Irish hospitals could soon face a shortage of surgeons, according to Mr Vincent Keaveny, vascular and general surgeon at St Vincent's University Hospital, Dublin.
"Increasingly in our own programmes we see trainees side-stepping to radiology, pathology and other areas which are less demanding in terms of working hours and length of training," he said.
Medical students start off with a sense of excitement about becoming surgeons and this excitement "is very obvious when they appear in the wards and in areas of patient contact".
But the excitement disappears thanks to a lengthy and sometimes dull training regime. Other factors, such as the fear of litigation, also play their part in deflecting students from surgery.
The problem is not only an Irish one. A recent meeting of the American College of Surgeons heard of a decline in numbers and unfilled training places in the US, Canada and elsewhere.
National blood stocks have fallen and the Irish Blood Transfusion Service is particularly low on the "negatives": O, A, B and AB negative. Stocks of A positive are also below required levels.
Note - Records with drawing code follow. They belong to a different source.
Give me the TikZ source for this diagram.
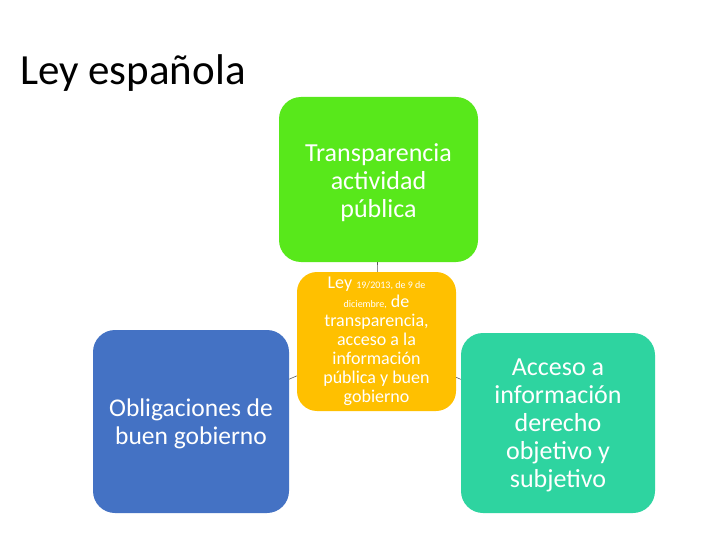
\documentclass[tikz,border=0pt]{standalone}
\usepackage{fontspec}
\setmainfont{Carlito}
\definecolor{cgreen}{RGB}{88,232,27}
\definecolor{corange}{RGB}{255,192,0}
\definecolor{cblue}{RGB}{68,114,196}
\definecolor{cteal}{RGB}{46,212,160}
\definecolor{cline}{RGB}{90,90,90}
\begin{document}
\begin{tikzpicture}[x=1pt,y=-1pt,
  box/.style={rectangle, rounded corners=22pt, inner sep=0pt, align=center, text=white},
  link/.style={draw=cline, line width=0.6pt}]
\useasboundingbox (0,0) rectangle (720,540);
\fill[white] (0,0) rectangle (720,540);
\node[anchor=base west, inner sep=0pt, font=\fontsize{43}{50}\selectfont] (title) at (20,85) {Ley española};
\node[box, fill=cgreen, minimum width=199pt, minimum height=165pt, font=\fontsize{26}{28}\selectfont] (green) at (378.5,179.5) {\raisebox{-3pt}[\height][\depth]{\parbox{199pt}{\centering Transparencia\\actividad\\pública}}};
\node[box, fill=cblue, minimum width=196pt, minimum height=183pt, font=\fontsize{25.5}{28}\selectfont] (blue) at (191,421.5) {\raisebox{-2pt}[\height][\depth]{\parbox{196pt}{\centering Obligaciones de\\buen gobierno}}};
\node[box, fill=cteal, minimum width=194pt, minimum height=180pt, font=\fontsize{26}{28}\selectfont] (teal) at (558,423) {\raisebox{-2pt}[\height][\depth]{\parbox{194pt}{\centering Acceso a\\información\\derecho\\objetivo y\\subjetivo}}};
\node[box, rounded corners=20pt, fill=corange, minimum width=159pt, minimum height=139pt, font=\fontsize{18}{19}\selectfont] (orange) at (376.5,341.5) {Ley {\fontsize{10}{10}\selectfont 19/2013, de 9 de}\\{\fontsize{10}{10}\selectfont diciembre,} de\\transparencia,\\acceso a la\\información\\pública y buen\\gobierno};
\draw[link] (green) -- (orange);
\draw[link] (orange) -- (blue);
\draw[link] (orange) -- (teal);
\end{tikzpicture}
\end{document}
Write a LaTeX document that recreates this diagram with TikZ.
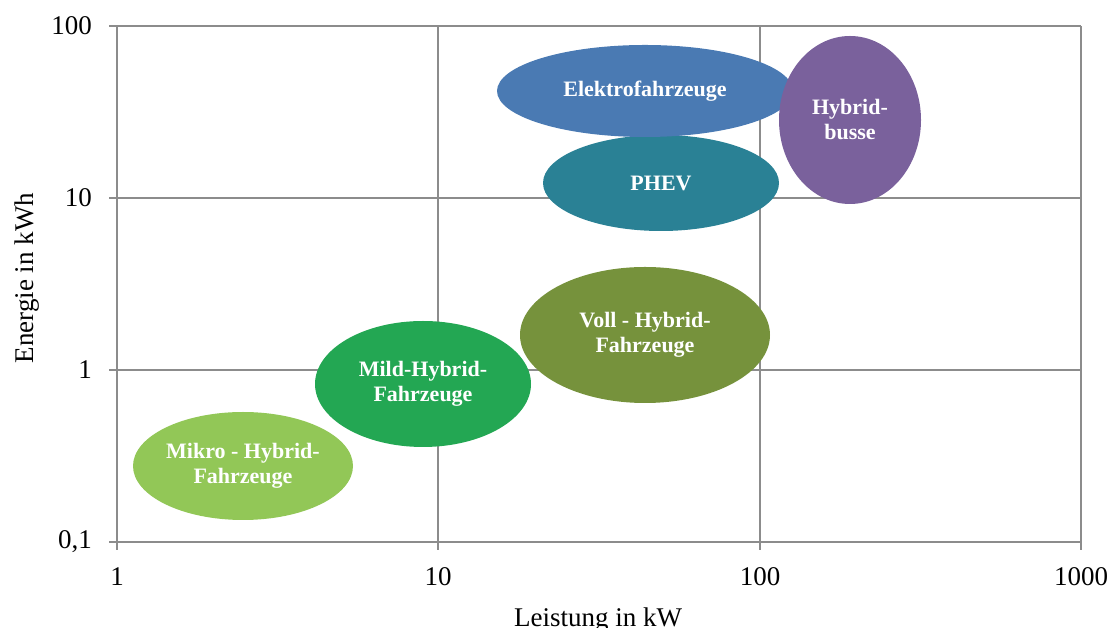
\documentclass[tikz,border=0pt]{standalone}
\usepackage{fontspec}
\setmainfont{Liberation Serif}
\usepackage{tikz}
\usetikzlibrary{shapes.geometric, positioning}
\definecolor{gridGray}{HTML}{8C8C8C}
\definecolor{mikroGreen}{HTML}{92C757}
\definecolor{mildGreen}{HTML}{23A753}
\definecolor{vollOlive}{HTML}{76923C}
\definecolor{phevTeal}{HTML}{2A8195}
\definecolor{elektroBlue}{HTML}{4A7AB3}
\definecolor{busPurple}{HTML}{7A619C}
\tikzstyle{blob} = [ellipse, inner sep=0pt, align=center, text=white, font=\fontsize{22}{25}\selectfont\bfseries]

\begin{document}
\begin{tikzpicture}[x=1pt, y=1pt]
            \tikzstyle{gridline} = [draw=gridGray, line width=1.6pt]
            \tikzstyle{ticklabel} = [inner sep=0pt, font=\fontsize{27}{30}\selectfont]
            \tikzstyle{axislabel} = [ticklabel, anchor=base]

            \useasboundingbox (0,0) rectangle (1113,628);

            % grid, with the ticks
            \draw[gridline] (109,86) -- (1081,86);
            \draw[gridline] (109,258) -- (1081,258);
            \draw[gridline] (109,430) -- (1081,430);
            \draw[gridline] (109,602) -- (1081,602);
            \draw[gridline] (117,78) -- (117,602);
            \draw[gridline] (438,78) -- (438,602);
            \draw[gridline] (760,78) -- (760,602);
            \draw[gridline] (1081,78) -- (1081,602);

            \node[ticklabel, anchor=east] (yTen1) at (92,86) {0,1};
            \node[ticklabel, anchor=east] (yTen2) at (92,258) {1};
            \node[ticklabel, anchor=east] (yTen3) at (92,430) {10};
            \node[ticklabel, anchor=east] (yTen4) at (92,602) {100};

            \node[ticklabel] (xTen1) at (117,51) {1};
            \node[ticklabel] (xTen2) at (438,51) {10};
            \node[ticklabel] (xTen3) at (760,51) {100};
            \node[ticklabel] (xTen4) at (1081,51) {1000};

            \node[axislabel, rotate=90] (energy) at (33,350) {Energie in kWh};
            \node[axislabel] (power) at (598,1) {Leistung in kW};

            % vehicle classes
            \node[blob, fill=mikroGreen, minimum width=220pt, minimum height=108pt] (mikro) at (243,162) {Mikro - Hybrid-\\Fahrzeuge};
            \node[blob, fill=vollOlive, minimum width=250pt, minimum height=136pt] (voll) at (645,293) {Voll - Hybrid-\\Fahrzeuge};
            \node[blob, fill=mildGreen, minimum width=216pt, minimum height=126pt] (mild) at (423,244) {Mild-Hybrid-\\Fahrzeuge};
            \node[blob, fill=phevTeal, minimum width=236pt, minimum height=96pt] (phev) at (661,445) {PHEV};
            \node[blob, fill=elektroBlue, minimum width=296pt, minimum height=92pt] (elektro) at (645,537) {Elektrofahrzeuge};
            \node[blob, fill=busPurple, minimum width=142pt, minimum height=168pt] (busse) at (850,508) {Hybrid-\\busse};

        \end{tikzpicture}
\end{document}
There was a particularly large deficit in stocks of B negative yesterday.
Tralee General Hospital has achieved big cuts in waiting times this year in almost all areas. Waiting time on surgical lists fell from 8.75 years in January to 1.75 years in October and for ear, nose and throat treatment, from 104 weeks to 36 weeks. Waiting times in neurology fell from 104 weeks to 31. There is now no waiting time for obstetrics or paediatrics. In orthopaedics, the waiting time has fallen from 6.5 years to a still lengthy 2.25 years.
The number of patients waiting more than a year for treatment at St James's Hospital, Dublin, fell by 47 per cent last year, according to chief executive Mr John O'Brien, writing in the hospital's annual report. But, he says, demands on the hospital are so great and bed usage so high (each bed is occupied 96 per cent of the time on average) the increase in the numbers of people treated "is likely to have been accompanied at the expense of quality of service for individual patients". The hospital argues that it has never been given funding for the number of beds it needs.